Abstract

The decision tree is a widely used decision support model, which can quickly mine effective decision rules based on the dataset. The decision tree induction algorithm for continuous-valued attributes, based on unbalanced cut points, is efficient for mining decision rules; however, extending it to big data remains an unresolved. In this paper, two solutions are proposed to solve this problem: the first one is based on partitioning instance subsets, whereas the second one uses partitioning attribute subsets. The crucial of these two solutions is how to find the global optimal cut point from the set of local optimal cut points.

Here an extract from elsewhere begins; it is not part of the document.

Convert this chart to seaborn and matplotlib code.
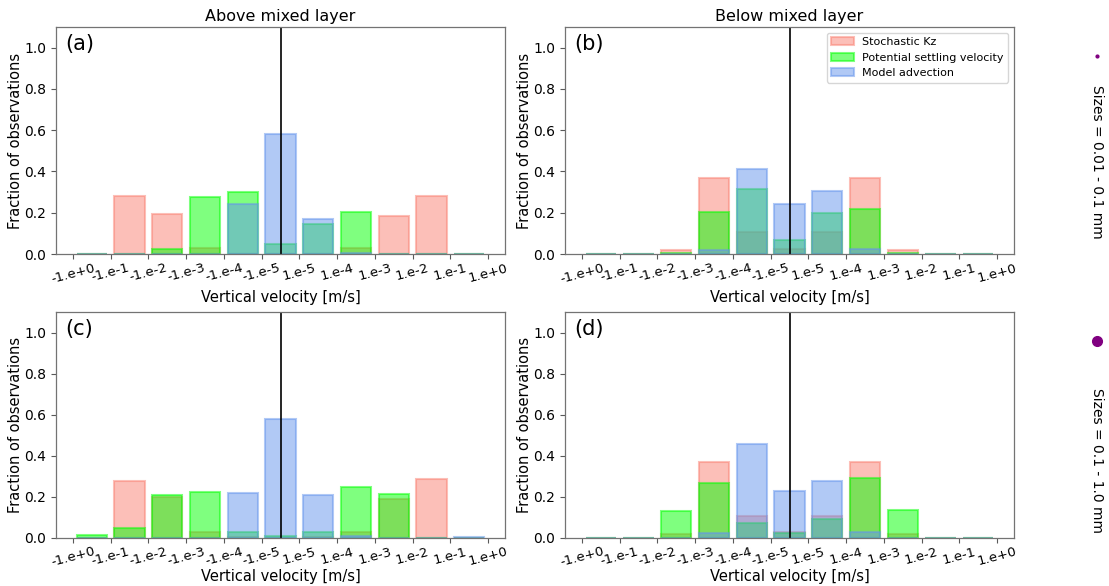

For the first solution, the calculation of the Gini index of the cut points between computing nodes and the selection of the global optimal cut point by communication between these computing nodes is proposed. However, in the second solution, the division of the big data into subsets using attribute subsets in a way that all cut points of an attribute are on the same map node is proposed, the local optimal cut points can be found in this map node, then the global optimal cut point can be obtained by summarizing all local optimal cut points in the reduce node. Finally, the proposed solutions are implemented with two big data platforms, Hadoop and Spark, and compared with three related algorithms on four datasets. Experimental results show that the proposed algorithms can not only effectively solve the scalability problem, but also have lowest running time, the fastest speed and the highest efficiency under the premise of preserving the classification performance.